Use a single query to fetch all the records :
query = "SELECT name FROM table_name WHERE id > ? ORDER BY id";
Then iterate over the ResultSet and read how many records you wish (you don't have to read all the row returned by the ResultSet).
Next time you run the query, pass the last ID you got in the previous execution.
You mention this is a big table. It's important to note then that the MySQL Connector/J API Implementation Notes say
ResultSet
By default, ResultSets are completely retrieved and stored in memory. In most cases this is the most efficient way to operate, and due to the design of the MySQL network protocol is easier to implement. If you are working with ResultSets that have a large number of rows or large values, and cannot allocate heap space in your JVM for the memory required, you can tell the driver to stream the results back one row at a time.
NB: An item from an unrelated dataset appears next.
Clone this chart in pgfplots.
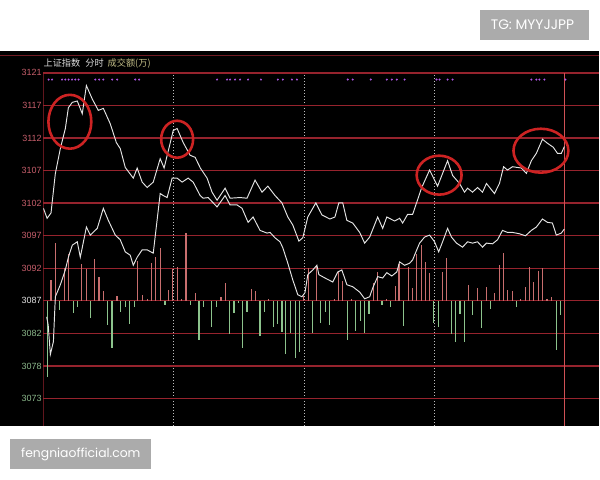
\documentclass[border=0pt]{standalone}
\usepackage{pgfplots}
\pgfplotsset{compat=1.18}
\usepackage{fontspec}
\setmainfont{Liberation Sans}
\newfontfamily\cjk{Noto Sans CJK SC}
\newfontfamily\wm{Poppins}

\definecolor{gridred}{RGB}{150,35,45}
\definecolor{basered}{RGB}{200,50,55}
\definecolor{labred}{RGB}{200,95,108}
\definecolor{labgreen}{RGB}{140,185,140}
\definecolor{barred}{RGB}{200,110,110}
\definecolor{bargreen}{RGB}{140,195,140}
\definecolor{dotpurple}{RGB}{175,85,230}
\definecolor{khaki}{RGB}{195,190,135}
\definecolor{wmgray}{RGB}{171,171,171}
\definecolor{linew}{RGB}{228,228,228}
\definecolor{ringred}{RGB}{205,35,35}

\begin{document}
\begin{tikzpicture}[x=1pt,y=1pt]
% page and black screen
\fill[white] (0,0) rectangle (600,480);
\fill[black] (0,53) rectangle (600,429);
\draw[gridred!75!black, line width=1pt] (0,424.5) -- (600,424.5);

% volume bars, grid and price labels (offsets from 3087)
\begin{axis}[
    at={(43pt,53pt)}, anchor=south west, scale only axis,
    width=557pt, height=354pt,
    xmin=0, xmax=256.1, ymin=-18.7, ymax=34,
    axis line style={draw=none}, major tick length=0pt,
    xtick={60,120,180}, xticklabels={},
    xmajorgrids, x grid style={gray!50, line width=0.7pt, dash pattern=on 1pt off 2pt},
    ytick={-14.571,-9.714,-4.857,4.857,9.714,14.571,19.429,24.286,29.143,34},
    yticklabels={\textcolor{labgreen}{3073},\textcolor{labgreen}{3078},\textcolor{labgreen}{3082},
      \textcolor{labred}{3092},\textcolor{labred}{3097},\textcolor{labred}{3102},\textcolor{labred}{3107},
      \textcolor{labred}{3112},\textcolor{labred}{3117},\textcolor{labred}{3121}},
    extra y ticks={0}, extra y tick labels={\textcolor{linew}{3087}},
    extra y tick style={major grid style={basered, line width=1.4pt}},
    ymajorgrids, y grid style={gridred, line width=1.4pt},
    yticklabel style={font=\fontsize{9}{9}\selectfont, inner sep=1.5pt},
    /pgf/number format/assume math mode=true,
]
\draw[gridred, line width=1.3pt] (rel axis cs:0,0) -- (rel axis cs:0,1);
\draw[basered!85, line width=1.2pt] (axis cs:240,-18.7) -- (axis cs:240,34);
\addplot[ycomb, barred, line width=1.1pt] coordinates {
(3.5,3.1) (5.5,8.6) (9.8,4.9) (11.6,7.0) (17.6,5.5) (19.8,4.8) (23.6,6.2) (25.6,3.6)
(27.7,1.4) (33.9,0.7) (43.5,6.0) (45.8,0.9) (47.8,0.3) (50.0,5.6) (51.6,6.5) (53.8,7.9)
(57.8,1.6) (59.6,4.8) (61.7,5.0) (63.8,0.3) (65.7,10.1) (69.9,1.2) (81.8,0.6) (83.7,2.7)
(96.0,1.8) (97.8,1.4) (103.8,0.3) (120.0,0.7) (122.0,4.9) (125.8,5.3) (133.9,0.3)
(135.8,4.5) (137.8,3.0) (141.9,0.3) (151.9,2.7) (153.9,4.3) (158.0,0.3) (162.0,2.2)
(163.8,5.5) (168.0,5.0) (170.0,1.9) (171.8,7.0) (174.1,8.3) (176.1,5.8) (177.9,4.2)
(183.9,4.3) (185.9,6.4) (196.0,2.4) (200.0,1.9) (204.0,2.1) (208.0,1.2) (210.1,5.3)
(212.0,7.1) (214.0,1.6) (216.1,1.4) (219.9,0.2) (221.9,2.1) (223.9,5.0) (225.9,2.8)
(227.9,4.5) (230.0,4.9) (232.0,0.3) (234.0,0.6)
};
\addplot[ycomb, bargreen, line width=1.1pt] coordinates {
(1.7,-11.3) (7.5,-1.3) (13.7,-1.8) (15.8,-0.9) (21.7,-2.5) (29.7,-3.6) (31.6,-7.0)
(35.7,-1.6) (37.7,-0.9) (39.7,-3.4) (41.8,-0.9) (56.0,-0.6) (67.9,-0.6) (71.7,-5.8)
(73.7,-0.9) (77.6,-3.9) (79.9,-0.9) (85.8,-4.9) (87.8,-1.8) (90.0,-0.3) (91.8,-7.0)
(93.8,-1.6) (99.8,-5.2) (101.9,-1.6) (105.9,-3.9) (107.9,-3.4) (109.9,-4.6) (111.7,-7.9)
(113.9,-4.8) (116.0,-8.5) (117.8,-7.7) (123.8,-4.8) (127.8,-3.3) (130.0,-1.6) (132.0,-3.6)
(139.9,-5.9) (143.9,-4.5) (146.1,-3.0) (148.0,-4.8) (150.0,-1.9) (156.0,-0.6) (160.0,-0.9)
(166.0,-3.7) (179.9,-3.3) (182.1,-3.9) (187.9,-4.9) (190.0,-6.1) (191.9,-1.9) (194.0,-6.2)
(197.8,-2.1) (202.0,-4.0) (206.0,-1.2) (217.9,-0.9) (236.2,-7.4) (238.2,-2.1)
};
\end{axis}

% price lines
\begin{axis}[
    at={(43pt,53pt)}, anchor=south west, scale only axis,
    width=557pt, height=354pt,
    xmin=0, xmax=256.1, ymin=3068.3, ymax=3121, hide axis,
]
\addplot[linew, line width=0.95pt] coordinates {
(0,3100.8) (1.7,3099.3) (3.5,3100.1) (5.5,3106.0) (7.8,3109.7) (10.1,3112.7) (11.5,3115.8)
(13.3,3116.6) (15.6,3116.8) (17.9,3114.9) (19.8,3119.1) (22.5,3117.1) (25.3,3115.4)
(27.6,3115.7) (30.8,3113.4) (33.6,3110.6) (35.4,3109.7) (37.7,3106.9) (41.4,3105.3)
(43.2,3106.8) (45.5,3104.7) (47.8,3103.9) (50.6,3104.7) (53.8,3108.2) (55.6,3106.8)
(59.8,3112.4) (61.6,3112.7) (64.4,3110.6) (67.6,3108.7) (69.9,3108.4) (72.3,3106.8)
(75.4,3105.3) (77.7,3103.2) (80.0,3102.0) (83.7,3103.8) (86.0,3102.3) (90.6,3102.4)
(93.8,3102.3) (97.5,3105.0) (100.7,3103.2) (103.4,3104.1) (106.7,3102.7) (109.9,3101.6)
(112.6,3099.5) (114.9,3098.3) (117.7,3095.9) (119.5,3096.4) (121.8,3099.5) (125.5,3101.6)
(128.3,3099.8) (132.0,3099.2) (134.3,3099.5) (136.1,3101.6) (137.9,3101.6) (139.8,3099.0)
(142.5,3098.6) (145.7,3097.2) (148.0,3095.6) (150.3,3096.5) (154.0,3099.5) (156.3,3097.8)
(158.2,3099.5) (161.8,3098.9) (164.1,3099.3) (165.5,3098.6) (167.8,3099.9) (170.1,3099.9)
(172.0,3101.7) (174.3,3103.9) (177.9,3106.5) (181.6,3104.1) (186.2,3107.9) (188.5,3105.7)
(191.7,3104.5) (194.0,3103.2) (195.4,3103.8) (197.7,3103.2) (200.0,3103.9) (202.3,3103.2)
(204.1,3104.5) (207.8,3103.0) (210.1,3104.5) (212.0,3107.0) (213.8,3106.5) (216.1,3107.0)
(220.2,3106.8) (222.5,3106.0) (224.8,3107.9) (227.1,3109.0) (229.9,3111.1) (232.2,3110.5)
(234.9,3109.9) (236.8,3109.0) (238.6,3109.0) (240.0,3110.0)
};
\addplot[linew, line width=0.95pt] coordinates {
(1.5,3084.6) (2.2,3083.4) (3.2,3079.0) (4.6,3080.9) (5.5,3087.6) (7.8,3089.4) (10.1,3091.6)
(11.5,3093.5) (13.3,3095.3) (15.6,3095.8) (17.0,3093.5) (19.8,3098.0) (21.6,3096.8)
(24.8,3097.8) (27.6,3100.8) (29.9,3099.0) (33.1,3096.8) (35.4,3096.1) (37.7,3094.3)
(40.0,3093.8) (41.4,3092.3) (43.2,3093.5) (45.5,3094.6) (47.8,3094.6) (50.6,3094.1)
(53.8,3103.0) (55.2,3102.7) (57.0,3102.4) (59.3,3105.3) (61.6,3105.3) (63.9,3104.7)
(66.7,3105.3) (69.0,3104.7) (72.2,3102.7) (73.6,3102.3) (75.9,3102.4) (80.0,3101.0)
(83.7,3102.7) (86.0,3101.3) (89.2,3101.3) (91.5,3100.8) (94.3,3098.7) (96.6,3099.5)
(99.8,3097.5) (103.0,3097.1) (104.4,3097.2) (106.7,3096.4) (109.0,3095.8) (110.3,3094.9)
(112.6,3092.6) (114.9,3090.1) (117.2,3087.9) (119.1,3087.6) (120.5,3088.2) (121.8,3090.9)
(124.1,3091.6) (126.0,3092.3) (126.9,3090.9) (129.7,3090.4) (133.3,3089.8) (135.6,3091.3)
(137.5,3091.6) (139.8,3089.4) (142.5,3089.1) (145.7,3088.3) (148.0,3087.3) (150.3,3087.6)
(151.7,3088.9) (154.0,3090.6) (156.3,3090.4) (158.2,3091.2) (160.5,3090.7) (162.8,3091.3)
(164.1,3092.8) (166.4,3092.3) (168.7,3092.6) (170.1,3093.1) (172.0,3094.6) (173.3,3095.6)
(175.6,3096.5) (177.9,3096.8) (180.2,3095.8) (182.1,3094.3) (183.9,3095.8) (186.2,3097.8)
(188.0,3096.5) (190.3,3095.6) (193.1,3095.0) (195.4,3095.8) (197.7,3095.6) (200.0,3095.8)
(202.3,3095.0) (204.1,3095.6) (206.9,3095.5) (209.2,3096.1) (211.5,3097.5) (213.8,3097.2)
(216.1,3097.2) (219.3,3097.0) (222.1,3096.7) (224.8,3097.5) (227.1,3098.0) (229.9,3099.2)
(232.2,3098.7) (234.5,3098.6) (236.3,3096.8) (238.6,3097.1) (240.0,3097.7)
};
\addplot[only marks, mark=*, mark size=0.8pt, dotpurple] coordinates {
(2.4,3120) (4.0,3120) (8.6,3120) (10.1,3120) (11.6,3120) (13.2,3120) (14.7,3120) (16.2,3120)
(23.9,3120) (25.7,3120) (27.6,3120) (31.7,3120) (34.0,3120) (42.3,3120) (44.1,3120)
(80.0,3120) (84.6,3120) (86.0,3120) (88.3,3120) (90.6,3120) (94.3,3120) (100.2,3120)
(108.0,3120) (110.3,3120) (114.5,3120) (116.8,3120) (140.2,3120) (142.5,3120) (150.8,3120)
(158.2,3120) (160.5,3120) (162.8,3120) (166.4,3120) (181.1,3120) (182.5,3120) (186.2,3120)
(188.5,3120) (224.8,3120) (227.1,3120) (228.5,3120) (230.8,3120) (240.5,3120)
};
\end{axis}

% highlighted peaks
\begin{scope}[ringred, line width=2.6pt]
\draw (69.5,358) ellipse [x radius=21.5, y radius=27];
\draw (177,340.5) ellipse [x radius=16, y radius=18.5];
\draw (439.5,304.5) ellipse [x radius=22.5, y radius=19.5];
\draw (541.5,329) ellipse [x radius=27.5, y radius=22];
\end{scope}

% header
\node[anchor=west, inner sep=0pt] at (43,416)
  {\cjk\fontsize{9.2}{10}\selectfont\textcolor{linew!90!gray}{上证指数\hspace{5pt}分时}\hspace{4pt}\textcolor{khaki}{成交额(万)}};

% watermarks
\fill[wmgray] (480,440) rectangle (590,470);
\node[text=white, inner sep=0pt] at (533,455) {\wm\fontsize{13.8}{14}\selectfont TG: MYYJJPP};
\fill[wmgray] (10,10) rectangle (151,40);
\node[text=white, inner sep=0pt] at (80.5,25) {\wm\fontsize{12.4}{13}\selectfont fengniaofficial.com};
\end{tikzpicture}
\end{document}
To enable this functionality, create a Statement instance in the following manner:
stmt = conn.createStatement(java.sql.ResultSet.TYPE_FORWARD_ONLY,
java.sql.ResultSet.CONCUR_READ_ONLY);
stmt.setFetchSize(Integer.MIN_VALUE);
So, I think you need to do that and I would use a try-with-resources Statement. Next, I suggest you let the database help you iterate the rows
String query = "SELECT id, name FROM table_name ORDER BY id";
try (PreparedStatement ps = conn.prepareStatement(query,
ResultSet.TYPE_FORWARD_ONLY, ResultSet.CONCUR_READ_ONLY);
ResultSet rs = ps.executeQuery();) {
while (rs.next()) {
int id = rs.getInt("id");
String name = rs.getString("name");
System.out.printf("id=%d, name=%s%n", id, name);
}
} catch (SQLException e) {
e.printStackTrace();
}
I can't use a single query to get all rows because the table is huge and I am doing something with every result. Also I want the possibility to stop this task and continue with it later.
Neither of these reasons eliminate using a single query. It only impacts performance (keeping one connection alive for a long time vs. constantly opening and closing a connection, which can be mitigated using a connection pool).
As mentioned I need a option to stop this task but so that I could start again where I left. Like with the example code above I know the ID of the current entry and if I want to start it again I just set the int i = X
If you think about it, this wouldn't work either, as you said yourself
But that does not work because the auto_increment skipped some numbers.
More importantly, rows could have been inserted or deleted since the last time you queried the DB.
First of all, this sounds like a classical XY Problem, (you are describing a problem with your solution to the problem, rather than the actual problem). Secondly, seem to be using an RDBM for something (A queue) that it was never really designed for.
If you really want to do this, rather than use a better suited database there are a number of approaches you can use. Your first problem is that you want to resume from a certain point/state, but that this is not stored in the Database, so will not work in a scenario where there are multiple DB connections. The first way to fix this is to introduce a "processed" field in your table (which you can clear with an UPDATE statement if you want to resume from an arbitrary point), now depending on which problem you're actually trying to solve, this can be a simple true/false field, a unique identifier of the currently processing thread, or a relational table. Depending on requirements.
Then you can go back to using SQL to get the data you want.